I ricorsi hanno contenuto identicò, si denuncia violazione di legge nella specie della disposizione di cui al D.P.R. 30 maggio 2002, n. 115, art. 76, comma 4 bis, come introdotta dalla L. n. 125 del 2008, art. 12, ed interpretata dalla sentenza n. 139/10 della Corte Costituzionale, nonchè vizio di motivazione.

La censura riguarda l’applicazione retroattiva della disposizione normativa di cui al D.P.R. 30 maggio 2002, n. 115, comma 4 bis, introdotta dalla L. n. 125 del 2008, art. 12 ter, che impone la presunzione del superamento dei limiti di reddito previsti per l’ammissione al beneficio per i soggetti condannati per alcuni reati, tra cui quello di cui all’art. 416 bis c.p., disposizione entrata in vigore successivamente all’ammissione dello Z. al beneficio revocato.

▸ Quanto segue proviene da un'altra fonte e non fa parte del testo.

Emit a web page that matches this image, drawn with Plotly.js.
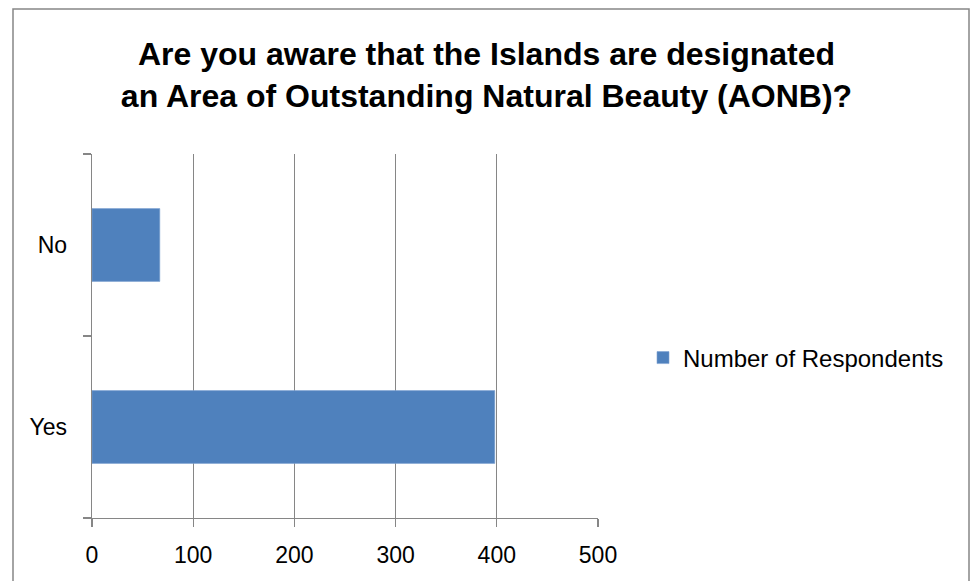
<!DOCTYPE html>
<html>
<head>
<meta charset="utf-8">
<script src="https://cdn.plot.ly/plotly-3.0.1.min.js"></script>
<style>
  html, body { margin: 0; padding: 0; background: #ffffff; }
  #chart { width: 973px; height: 581px; }
</style>
</head>
<body>
<div id="chart"></div>
<script>
const categories = ["Yes", "No"];
const respondents = [398, 67];
const seriesName = "Number of Respondents";
const xTickValues = [0, 100, 200, 300, 400, 500];
const chartTitle = "Are you aware that the Islands are designated<br>an Area of Outstanding Natural Beauty (AONB)?";

const FONT = "Liberation Sans, Arial, sans-serif";
const GRID = "#868686";

const trace = {
  type: "bar",
  orientation: "h",
  y: categories,
  x: respondents,
  name: seriesName,
  width: 0.4,
  marker: { color: "#4F81BD", line: { color: "#7FA3D2", width: 0.6 } },
  showlegend: true,
  hoverinfo: "x+y"
};

const W = 973, H = 581;
const L = 92, R = 598, T = 154, B = 518;
const pw = R - L, ph = B - T;
const px2x = v => (v - L) / pw;
const px2y = v => (B - v) / ph;

const layout = {
  width: W,
  height: H,
  margin: { l: L, r: W - R, t: T, b: H - B, pad: 0 },
  paper_bgcolor: "#ffffff",
  plot_bgcolor: "#ffffff",
  font: { family: FONT, size: 23, color: "#000000" },
  title: {
    text: chartTitle,
    font: { family: FONT, size: 32, color: "#000000", weight: "bold" },
    x: 0.5,
    xref: "container",
    y: 1 - 65 / H,
    yref: "container",
    yanchor: "middle"
  },
  xaxis: {
    range: [0, 500],
    tickvals: xTickValues,
    ticktext: xTickValues.map(String),
    showgrid: true,
    gridcolor: GRID,
    gridwidth: 1.3,
    zeroline: false,
    showline: true,
    linecolor: GRID,
    linewidth: 1.3,
    ticks: "outside",
    ticklen: 8,
    tickwidth: 1.3,
    tickcolor: GRID,
    ticklabelstandoff: 8,
    tickfont: { family: FONT, size: 23, color: "#000000" },
    fixedrange: true
  },
  yaxis: {
    type: "category",
    range: [-0.5, 1.5],
    tickson: "boundaries",
    showgrid: false,
    zeroline: false,
    showline: true,
    linecolor: GRID,
    linewidth: 1.3,
    ticks: "outside",
    ticklen: 8,
    tickwidth: 1.3,
    tickcolor: GRID,
    ticklabelstandoff: 19,
    tickfont: { family: FONT, size: 23, color: "#000000" },
    fixedrange: true
  },
  legend: {
    x: px2x(643),
    xanchor: "left",
    y: px2y(358),
    yanchor: "middle",
    font: { family: FONT, size: 24, color: "#000000" },
    bgcolor: "rgba(0,0,0,0)",
    borderwidth: 0
  },
  shapes: [
    {
      type: "rect",
      xref: "paper", yref: "paper",
      x0: px2x(13), x1: px2x(969),
      y0: px2y(9), y1: px2y(600),
      line: { color: GRID, width: 1.5 },
      fillcolor: "rgba(0,0,0,0)",
      layer: "below"
    }
  ],
  bargap: 0.6
};

Plotly.newPlot("chart", [trace], layout, { displayModeBar: false, staticPlot: true });
</script>
</body>
</html>
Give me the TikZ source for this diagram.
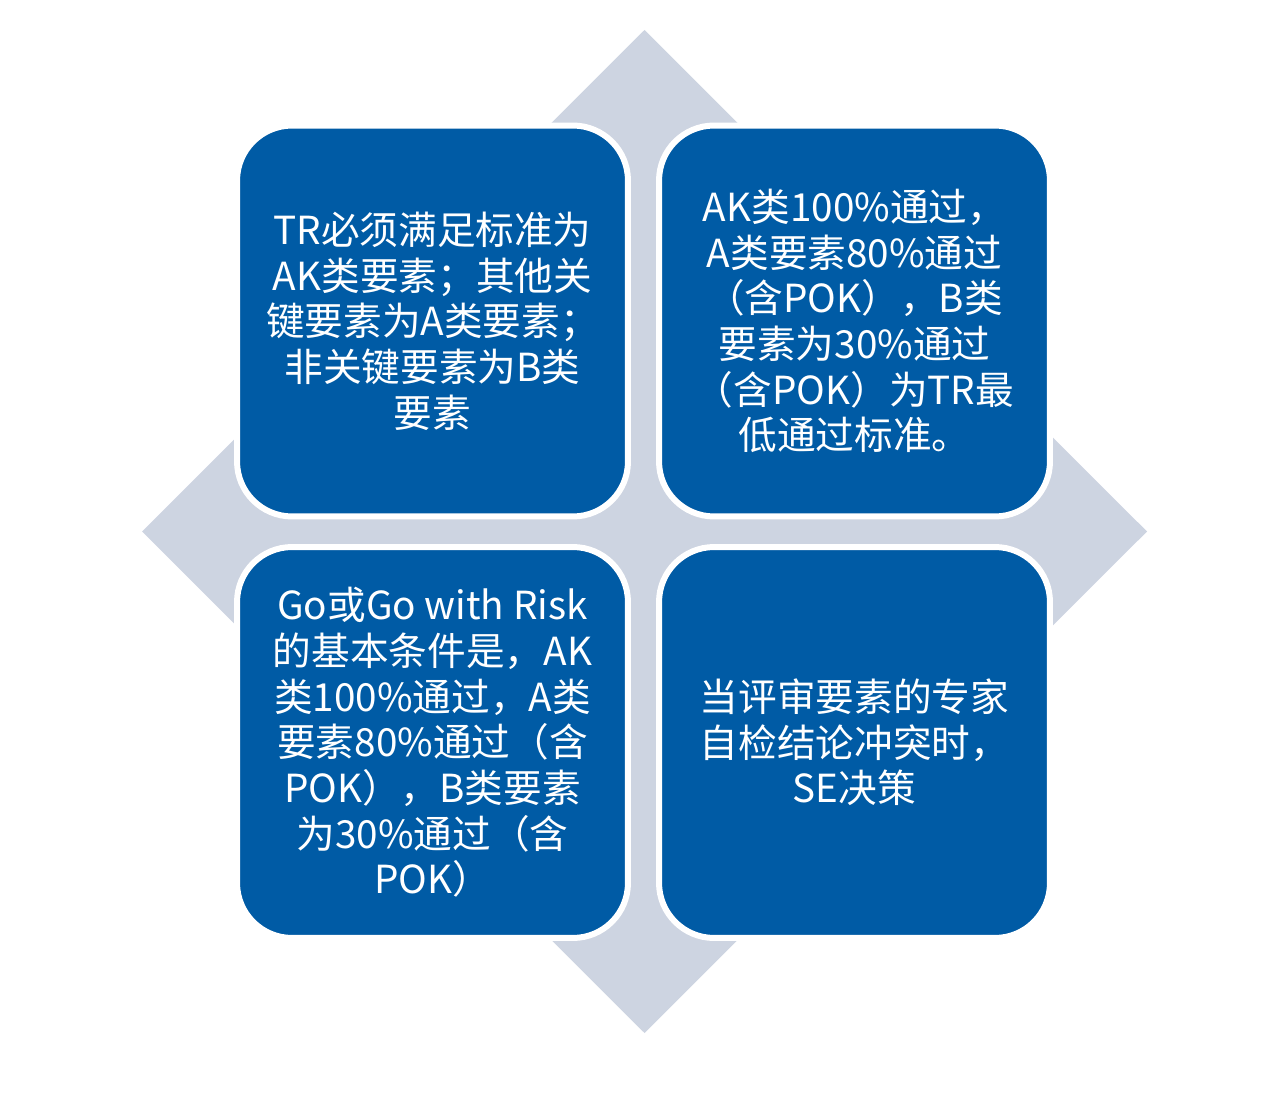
\documentclass[tikz,border=0pt]{standalone}
\usepackage{fontspec}
\setmainfont{Noto Sans CJK SC}
\usepackage{tikz}
\usetikzlibrary{calc}
\definecolor{quadblue}{RGB}{0,91,165}
\definecolor{diamondgray}{RGB}{205,212,225}
\tikzset{
	quad/.style={rectangle, rounded corners=1.1cm, minimum width=7.82cm, minimum height=7.82cm,
		fill=quadblue, draw=white, line width=1.2mm, text=white, align=center,
		font=\fontsize{22}{26}\selectfont, inner sep=0pt},
}

\begin{document}
\begin{tikzpicture}[x=0.02cm, y=-0.02cm]
		%%%%% START %%%%%
		\useasboundingbox (0, 0) rectangle (1277, 1097);
		
		\fill[diamondgray] (644.5, 30) -- (1147, 531.5) -- (644.5, 1033) -- (142, 531.5) -- cycle;
		
		\node[quad] (tl) at (432.5, 321) {TR必须满足标准为\\AK类要素；其他关\\键要素为A类要素；\\非关键要素为B类\\要素};
		\node[quad] (tr) at (854.5, 321) {AK类100\%通过，\\A类要素80\%通过\\（含POK），B类\\要素为30\%通过\\（含POK）为TR最\\低通过标准。};
		
		\node[quad] (bl) at (432.5, 742.5) {Go或Go with Risk\\的基本条件是，AK\\类100\%通过，A类\\要素80\%通过（含\\POK），B类要素\\为30\%通过（含\\POK）};
		\node[quad] (br) at (854.5, 742.5) {当评审要素的专家\\自检结论冲突时，\\SE决策};
		%%%%% END %%%%%
	\end{tikzpicture}
\end{document}
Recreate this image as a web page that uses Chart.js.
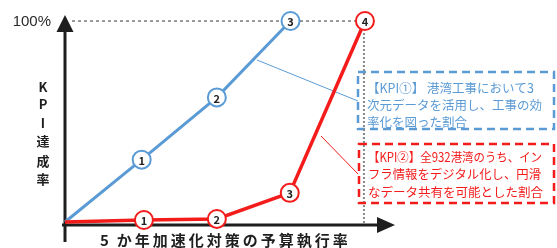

Si rappresenta altresì la risalenza nel tempo delle condanne poste a base del provvedimento di revoca del beneficio e la mancata considerazione dello stato di detenzione ininterrotta dallo Z. sin dall’anno 1995, ed inoltre, si evidenzia la mancanza di prova della percezione dei redditi da parte dello Z. e la mancanza di riscontri e di giustificazioni alla presunzione della disponibilità di redditi anche illeciti da parte sua.

I motivi esposti sono infondati sicchè i ricorsi vanno rigettati.

Va ricordato che il D.P.R. n. 115 del 2002, art. 76, comma 4 bis (T.U. Spese di Giustizia), stabilisce che "Per i soggetti già condannati con sentenza definitiva per i reati di cui all’art. 416 bis c.p., D.P.R. 23 gennaio 1973, n. 43, art. 291 quater, art. 73, limitatamente alle ipotesi aggravate ai sensi del D.P.R. n. 309 del 1990, art. 80, e art. 74, comma 1, nonchè per i reati commessi avvalendosi delle condizioni previste dal predetto art. 416 bis c.p. ovvero alfine di agevolare l’attività delle associazioni previste dallo stesso articolo, ai soli fini del presente decreto, il reddito si ritiene superiore ai limiti previsti". La disposizione, come reso palese dalla lettera della legge, prevede una presunzione di superamento del limite di reddito per quei soggetti già condannati per gravissimi reati, in relazione alla commissione dei quali, secondo massime di esperienza, si ritiene che l’autore abbia beneficiato di redditi illeciti.

La sentenza della Corte Costituzionale del 14 aprile 2010 n. 139, richiamata dal ricorrente ha evidenziato, come rilevato nella impugnata ordinanza, che detta presunzione deve ritenersi relativa e non assoluta, determinando semplicemente una inversione dell’onere della prova. Ciò premesso, il ricorrente pretende di riscontrare una violazione di legge ed un difetto di motivazione nei mancati approfondimenti sul suo reddito e ciò in palese contrasto con la chiara disposizione normativa che onera il ricorrente, in tali casi, a fornire una convincente prova della insussistenza di redditi.

Ed altrettanto correttamente è stato evidenziato dal Tribunale che l’introduzione del D.P.R. 30 maggio 2002, n. 115, art. 76, comma 4 non pone un problema di retroattività della disposizione proprio alla luce della richiamata sentenza della Corte Costituzionale. In effetti prima dell’entrata in vigore di tale norma già era costante l’orientamento della giurisprudenza di legittimità, la quale ha sempre affermato che, ai fini del diniego dell’ammissione al gratuito patrocinio e della revoca del beneficio già riconosciuto, rilevano anche i redditi da attività illecite, che possono essere accertati con gli ordinari mezzi di prova, tra cui le presunzioni semplici di cui all’art. 2729 c.c..

Il rigetto dei ricorsi comporta la condanna del ricorrente al pagamento delle spese processuali.

P.Q.M.

La Corte, previa riunione del procedimento N. 7522/2011 al procedimento connesso n. 7509/2011, rigetta i ricorsi e condanna il ricorrente al pagamento delle spese processuali.

Testo non ufficiale. La sola stampa del bollettino ufficiale ha carattere legale.